A : Ne penses-tu pas que c’est aussi un élément qui fait basculer le regard que portent les médias généralistes sur un rappeur ?

J : Oui, après il ne s’agit pas de le faire pour eux. C’est le faire, et si eux, les grands médias s’y intéressent, c’est terrible.

A : Etait-ce un choix de ta part de faire appel à une chorale pour « La mélodie des quartiers pauvres » ?

J : C’est quelque chose dont Isma m’avait parlé, et j’avais trouvé ça terrible. On a fait le truc. Sur d’autres morceaux avant, comme « Il te fallait » j’avais fait appel à des saxophonistes par exemple. Si sur un morceau je peux appeler un artiste qui va apporter un plus, pourquoi pas ? Là, la chorale donne un truc de fou en plus !

A : Ce titre est sans doute le plus fort de l’EP, avais-tu conscience de sa puissance en l’enregistrant ? D’ailleurs des sous-titres en anglais sont intégrés au clip, c’est que vous le pensez exportable ?

J : J’en avais conscience avant même de l’enregistrer ! Comme je suis un mec qui n’écrit pas ses textes, ni sur papier ni sur mon téléphone, je les répète H24, je les fais en freestyle à mes proches. Et à chaque fois que je faisais celui-là, les gens étaient choqués par la manière d’interpréter la chose. Pour les sous-titres, le thème peut toucher le monde entier, il y a des quartiers, des barres HLM du même type en Lituanie, en Jamaïque… N’importe quelle personne qui écoute cette chanson, qui vient d’un quartier pauvre ou non, peut se reconnaître. Dans le monde entier. Et ce n’est pas le seul morceau, je crois qu’il y a pas mal de morceaux dont les thèmes sont assez universels, et qui seront sous-titrés.

A : Pour le titre « Indépendante », tu as invité la jeune chanteuse Debbie Sparrow, peux-tu nous parler de votre collaboration ?

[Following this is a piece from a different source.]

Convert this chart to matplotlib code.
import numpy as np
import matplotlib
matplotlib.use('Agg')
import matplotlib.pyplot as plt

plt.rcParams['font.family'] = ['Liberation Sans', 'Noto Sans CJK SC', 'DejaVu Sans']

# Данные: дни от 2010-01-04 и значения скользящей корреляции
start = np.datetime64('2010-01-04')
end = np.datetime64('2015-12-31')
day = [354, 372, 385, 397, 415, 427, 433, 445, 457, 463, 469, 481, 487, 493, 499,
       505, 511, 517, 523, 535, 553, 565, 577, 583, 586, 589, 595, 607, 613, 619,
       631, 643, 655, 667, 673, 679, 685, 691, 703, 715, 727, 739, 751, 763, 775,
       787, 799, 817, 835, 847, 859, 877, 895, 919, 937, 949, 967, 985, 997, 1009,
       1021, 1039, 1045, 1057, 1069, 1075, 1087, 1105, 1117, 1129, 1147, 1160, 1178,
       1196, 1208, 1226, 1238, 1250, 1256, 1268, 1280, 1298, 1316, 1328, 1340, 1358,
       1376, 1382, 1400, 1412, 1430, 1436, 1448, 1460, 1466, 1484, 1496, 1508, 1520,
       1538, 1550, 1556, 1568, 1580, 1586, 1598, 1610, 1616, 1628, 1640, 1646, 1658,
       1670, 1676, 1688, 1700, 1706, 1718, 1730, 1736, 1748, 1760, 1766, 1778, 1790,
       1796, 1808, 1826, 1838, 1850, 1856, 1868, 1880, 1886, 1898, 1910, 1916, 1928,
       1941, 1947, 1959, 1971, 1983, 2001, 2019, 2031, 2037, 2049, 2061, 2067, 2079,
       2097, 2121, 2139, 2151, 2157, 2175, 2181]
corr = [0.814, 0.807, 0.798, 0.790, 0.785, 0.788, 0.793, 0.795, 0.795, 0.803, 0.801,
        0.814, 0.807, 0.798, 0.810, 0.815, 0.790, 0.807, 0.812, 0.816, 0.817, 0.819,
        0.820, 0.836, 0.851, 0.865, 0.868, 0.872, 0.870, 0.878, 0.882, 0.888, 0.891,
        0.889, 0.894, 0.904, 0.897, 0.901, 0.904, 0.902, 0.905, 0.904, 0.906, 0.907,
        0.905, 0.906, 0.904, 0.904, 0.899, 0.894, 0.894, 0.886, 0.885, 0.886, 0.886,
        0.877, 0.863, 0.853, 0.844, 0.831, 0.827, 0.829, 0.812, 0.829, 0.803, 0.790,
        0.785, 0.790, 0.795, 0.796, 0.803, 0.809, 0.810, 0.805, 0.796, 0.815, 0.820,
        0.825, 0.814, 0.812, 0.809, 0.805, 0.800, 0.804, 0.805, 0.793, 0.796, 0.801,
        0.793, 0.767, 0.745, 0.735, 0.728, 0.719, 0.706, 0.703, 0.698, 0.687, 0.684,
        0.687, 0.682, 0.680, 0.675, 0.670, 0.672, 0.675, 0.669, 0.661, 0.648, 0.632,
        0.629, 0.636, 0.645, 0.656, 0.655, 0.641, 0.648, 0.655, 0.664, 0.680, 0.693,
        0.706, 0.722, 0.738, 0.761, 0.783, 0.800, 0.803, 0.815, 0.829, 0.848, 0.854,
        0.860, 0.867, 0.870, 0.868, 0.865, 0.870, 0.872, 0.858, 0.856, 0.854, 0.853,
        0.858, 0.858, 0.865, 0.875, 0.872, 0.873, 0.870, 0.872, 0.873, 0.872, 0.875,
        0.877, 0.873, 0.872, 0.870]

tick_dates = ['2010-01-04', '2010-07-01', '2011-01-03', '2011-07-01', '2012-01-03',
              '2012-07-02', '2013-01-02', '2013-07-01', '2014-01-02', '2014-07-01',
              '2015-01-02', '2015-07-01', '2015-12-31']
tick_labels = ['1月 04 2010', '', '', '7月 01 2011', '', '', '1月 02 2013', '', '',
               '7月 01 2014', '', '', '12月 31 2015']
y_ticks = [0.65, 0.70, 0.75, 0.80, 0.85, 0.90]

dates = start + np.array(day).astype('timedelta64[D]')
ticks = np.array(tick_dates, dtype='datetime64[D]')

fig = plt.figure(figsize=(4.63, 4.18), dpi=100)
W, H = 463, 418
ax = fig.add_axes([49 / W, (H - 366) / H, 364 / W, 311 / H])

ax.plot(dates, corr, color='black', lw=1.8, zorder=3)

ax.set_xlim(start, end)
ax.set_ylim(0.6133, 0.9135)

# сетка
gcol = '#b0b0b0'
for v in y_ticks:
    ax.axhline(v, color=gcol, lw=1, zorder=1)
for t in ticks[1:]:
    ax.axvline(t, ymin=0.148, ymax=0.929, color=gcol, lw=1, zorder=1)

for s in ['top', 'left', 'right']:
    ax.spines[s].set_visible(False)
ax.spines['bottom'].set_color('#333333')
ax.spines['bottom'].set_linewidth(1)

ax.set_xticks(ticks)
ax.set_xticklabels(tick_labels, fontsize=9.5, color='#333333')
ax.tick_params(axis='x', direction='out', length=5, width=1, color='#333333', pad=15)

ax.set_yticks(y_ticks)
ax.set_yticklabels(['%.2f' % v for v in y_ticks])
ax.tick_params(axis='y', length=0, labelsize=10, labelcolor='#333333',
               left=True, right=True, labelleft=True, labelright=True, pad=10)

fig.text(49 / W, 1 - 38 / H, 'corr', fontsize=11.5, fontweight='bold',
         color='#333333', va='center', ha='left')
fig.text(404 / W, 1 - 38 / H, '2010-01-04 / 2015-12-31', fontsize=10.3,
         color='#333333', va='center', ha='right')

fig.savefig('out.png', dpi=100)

J : Ça aussi c’est un morceau qui sera sous-titré en anglais je pense. On s’est connectés à partir d’un jeu que j’avais organisé sur Internet, où je faisais appel à une chanteuse. J’avais déjà le morceau, et l’idée c’est de mettre mes dires, mais du côté féminin en fait. Ce que je vis, une femme le vit, ce qu’un homme vit, une femme le vit aussi. Donc j’avais besoin d’une voix féminine, j’avais fait un jeu sur Internet, et j’étais tombé sur Debbie qui m’avait envoyé un Snap. Je la connaissais déjà par rapport à des sons qu’un pote m’avait fait écouter, et parmi tout ce que j’avais reçu, je trouvais plus facile de collaborer avec une personne qui avait déjà des bases musicales et pouvait interpréter plus facilement le morceau. On perd moins de temps en studio, puis vu qu’elle a déjà une image qu’elle entretient, c’est plus facile pour un clip.

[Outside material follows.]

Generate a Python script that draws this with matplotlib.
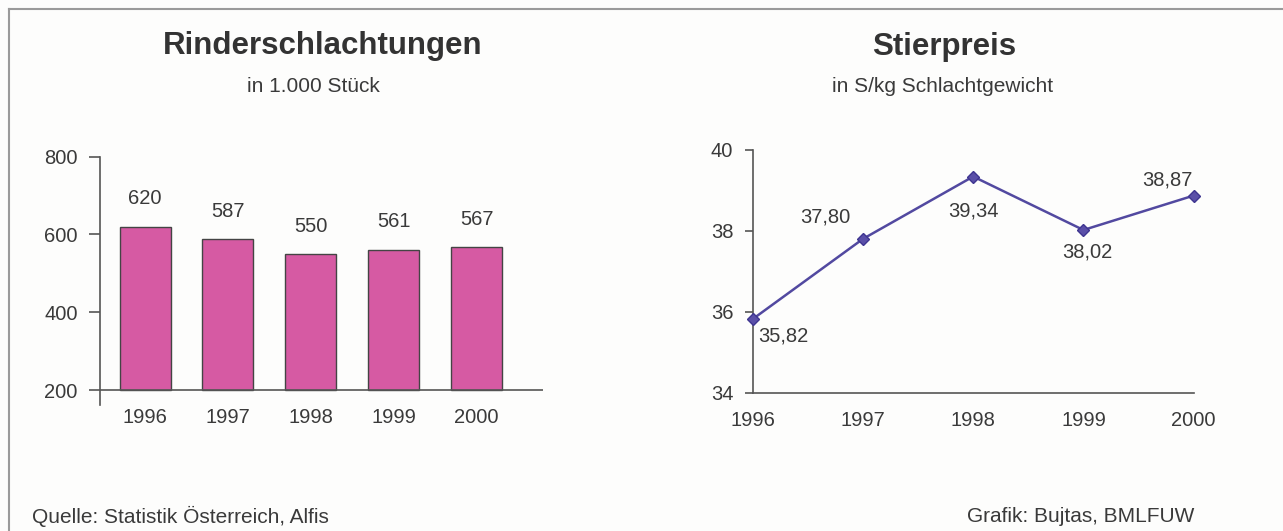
import matplotlib.pyplot as plt
from matplotlib.lines import Line2D

plt.rcParams['font.family'] = ['Liberation Sans', 'DejaVu Sans']

# daten
jahre = ["1996", "1997", "1998", "1999", "2000"]
schlachtungen = [620, 587, 550, 561, 567]
jahre_num = [1996, 1997, 1998, 1999, 2000]
stierpreis = [35.82, 37.80, 39.34, 38.02, 38.87]
preis_labels = ["35,82", "37,80", "39,34", "38,02", "38,87"]

textcol = "#3a3a3a"
axcol = "#555555"

fig = plt.figure(figsize=(12.83, 5.31), dpi=100)
fig.patch.set_facecolor("#fdfdfc")

# rahmen oben und links
fig.add_artist(Line2D([9/1283, 1], [1-9/531, 1-9/531], color="#9a9a9a", lw=1.5))
fig.add_artist(Line2D([9/1283, 9/1283], [0, 1-9/531], color="#9a9a9a", lw=1.5))

# --- links: balken
ax1 = fig.add_axes([100/1283, 1-405/531, 443/1283, (405-156.5)/531])
ax1.set_facecolor("none")
x = range(len(jahre))
ax1.bar(x, [v-200 for v in schlachtungen], bottom=200, width=0.615,
        color="#d65aa3", edgecolor="#444444", linewidth=1.0, zorder=3)
for i, v in enumerate(schlachtungen):
    ax1.annotate(str(v), (i, v), xytext=(0, 20), textcoords="offset points",
                 ha="center", va="center", fontsize=14.5, color=textcol)
ax1.set_xlim(-0.543, 4.80)
ax1.set_ylim(200 - 15/0.39, 800)
ax1.axhline(200, color=axcol, lw=1.2, zorder=4)
ax1.set_yticks([200, 400, 600, 800])
ax1.set_xticks(list(x))
ax1.set_xticklabels(jahre)
for s in ["top", "right", "bottom"]:
    ax1.spines[s].set_visible(False)
ax1.spines["left"].set_color(axcol)
ax1.spines["left"].set_linewidth(1.2)
ax1.spines["left"].set_bounds(200 - 15/0.39, 800)
ax1.tick_params(axis="y", length=8, width=1.2, color=axcol, labelsize=14.5,
                labelcolor=textcol, pad=8)
ax1.tick_params(axis="x", length=0, labelsize=14.5, labelcolor=textcol, pad=2)

fig.text(323/1283, 1-46/531, "Rinderschlachtungen", ha="center", va="center",
         fontsize=22.5, fontweight="bold", color="#333333")
fig.text(313/1283, 1-87/531, "in 1.000 Stück", ha="center", va="center",
         fontsize=15, color=textcol)

# --- rechts: linie
ax2 = fig.add_axes([752.7/1283, 1-392.8/531, 441/1283, 243/531])
ax2.set_facecolor("none")
ax2.plot(jahre_num, stierpreis, color="#5249a0", lw=1.8, marker="D",
         markersize=6, markerfacecolor="#5a4fa8", markeredgecolor="#3e3590",
         clip_on=False, zorder=3)
offs = [(22, -12), (-27, 16), (0, -25), (3, -16), (-19, 11)]
for xx, yy, lab, o in zip(jahre_num, stierpreis, preis_labels, offs):
    ax2.annotate(lab, (xx, yy), xytext=o, textcoords="offset points",
                 ha="center", va="center", fontsize=14.5, color=textcol)
ax2.set_xlim(1996, 2000)
ax2.set_ylim(34, 40)
ax2.set_yticks([34, 36, 38, 40])
ax2.set_xticks(jahre_num)
ax2.set_xticklabels(jahre)
for s in ["top", "right"]:
    ax2.spines[s].set_visible(False)
for s in ["left", "bottom"]:
    ax2.spines[s].set_color(axcol)
    ax2.spines[s].set_linewidth(1.2)
ax2.tick_params(axis="y", length=6, width=1.2, color=axcol, labelsize=14.5,
                labelcolor=textcol, pad=8)
ax2.tick_params(axis="x", length=0, labelsize=14.5, labelcolor=textcol, pad=13)

fig.text(944/1283, 1-47/531, "Stierpreis", ha="center", va="center",
         fontsize=22.5, fontweight="bold", color="#333333")
fig.text(943/1283, 1-87/531, "in S/kg Schlachtgewicht", ha="center", va="center",
         fontsize=15, color=textcol)

fig.text(32/1283, 1-516/531, "Quelle: Statistik Österreich, Alfis", ha="left",
         va="center", fontsize=15, color=textcol)
fig.text(1194/1283, 1-516/531, "Grafik: Bujtas, BMLFUW", ha="right",
         va="center", fontsize=15, color=textcol)

fig.savefig("out.png", dpi=100, facecolor=fig.get_facecolor())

A : Tu disais ne pas écrire tes textes, ça se fait naturellement ?

j : C’est grâce à Davidson, vu qu’il payait les heures de studio assez cher on n’avait pas le droit de venir perdre du temps dans la cabine. Lorsqu’on arrivait au studio, tout devait être prêt, il fallait avoir son son en tête. Et moi j’aime bien que l’on n’ait rien à me reprocher, quand j’arrive, je fais le boulot. Ça veut dire que tous les enseignements, tous les conseils qu’il m’a donnés, je les ai appliqués, et naturellement, au bout d’un moment je n’avais plus besoin de papier, j’écrivais mes morceaux dans ma tête, j’arrivais en cabine et on mettait moins de dix minutes à faire un son.

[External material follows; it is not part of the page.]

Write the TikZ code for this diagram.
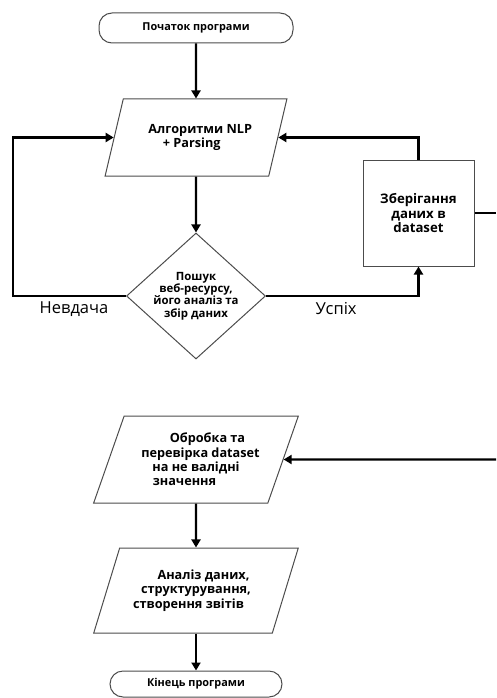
\documentclass[tikz,border=0pt]{standalone}
\usepackage{fontspec}
\setmainfont{Open Sans}
\usetikzlibrary{shapes.geometric,arrows.meta,positioning}

\tikzset{
  terminal/.style={draw=black!70, line width=1pt, rectangle, rounded corners=13pt, inner sep=1pt,
    font=\bfseries\fontsize{10.9}{12}\selectfont},
  io/.style={draw=black!70, line width=1pt, trapezium, trapezium left angle=63.5, trapezium right angle=116.5,
    trapezium stretches=true, inner sep=1pt, align=center, font=\bfseries\fontsize{12.7}{14.4}\selectfont},
  decision/.style={draw=black!70, line width=1pt, diamond, inner sep=-6pt, minimum width=139pt, minimum height=126pt,
    align=center, font=\bfseries\fontsize{11.4}{12.3}\selectfont},
  process/.style={draw=black!70, line width=1pt, rectangle, minimum width=111pt, minimum height=106pt, inner sep=1pt,
    align=center, font=\bfseries\fontsize{13.2}{14.2}\selectfont},
  arrow/.style={line width=2.2pt, -{Triangle[width=9pt,length=8pt]}},
  link/.style={line width=2.2pt},
  edgetext/.style={font=\fontsize{16.5}{18}\selectfont, inner sep=1pt}
}

\begin{document}
\begin{tikzpicture}[x=1pt, y=-1pt]
    \useasboundingbox (0,0) rectangle (496,698);

    % Вузли
    \node (start) [terminal, minimum width=194pt, minimum height=30pt] at (196,28) {Початок програми};

    \node (nlp) [io, below of=start, node distance=109.5pt, minimum width=182pt, minimum height=77pt]
    {\hspace*{8.5pt}Алгоритми NLP\\ + Parsing\hspace*{8.5pt}};

    \node (search) [decision, below of=nlp, node distance=158.5pt]
    {Пошук\\ веб-ресурсу,\\ його аналіз та\\ збір даних};

    \node (store) [process, right of=nlp, node distance=222.5pt, yshift=-75.5pt]
    {Зберігання\\ даних в\\ dataset};

    \node (clean) [io, below of=search, node distance=163.5pt, minimum width=205pt, minimum height=87pt]
    {\hspace*{23pt}Обробка та\\ \hspace*{9pt}перевірка dataset\\ на не валідні\hspace*{7pt}\\ значення\hspace*{23pt}};

    \node (report) [io, below of=clean, node distance=131pt, minimum width=205pt, minimum height=85pt]
    {\hspace*{15pt}Аналіз даних,\\ структурування,\\ створення звітів\hspace*{15pt}};

    \node (end) [terminal, below of=report, node distance=93.5pt, minimum width=172pt, minimum height=26pt]
    {Кінець програми};

    % Вихід за край аркуша
    \coordinate (outA) at (496,213);
    \coordinate (outB) at (496,459.5);

    % Стрілки
    \draw[arrow] (start) -- (nlp);
    \draw[arrow] (nlp) -- (search);
    \draw[arrow] (search.west) -- node (fail) [edgetext, below=4pt, pos=0.46] {Невдача} ++(-113,0) |- (nlp.west);
    \draw[arrow] (search.east) -| node (ok) [edgetext, below=4pt, pos=0.23] {Успіх} (store.south);
    \draw[arrow] (store.north) |- (nlp.east);
    \draw[link] (store.east) -- (outA);
    \draw[arrow] (outB) -- (clean.east);
    \draw[arrow] (clean) -- (report);
    \draw[arrow] (report) -- (end);
\end{tikzpicture}
\end{document}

A : Et tu n’envisages pas de faire appel à des ghostwritters ?

J : Non, franchement je ne crache pas sur les artistes qui en utilisent, mais moi je ne pense pas en avoir besoin aujourd’hui. J’ai encore beaucoup de choses à donner ! Le jour où je n’aurais plus rien, peut-être que je ferai appel à des ghostwritters, mais là j’ai énormément à donner. Et par contre c’est avec plaisir que je peux travailler pour d’autres artistes, je l’ai déjà fait par le passé.

A : Tu n’as jamais caché ton admiration pour Mylène Farmer, que représente-t-elle de si fort à tes yeux ?

J : Ce qu’elle représente pour moi, c’est l’image que j’ai vue d’elle dans ses clips. Mylène Farmer c’est la liberté, je ne sais pas comment expliquer… C’est la liberté, et « je vous emmerde ! » Ça c’est mon truc.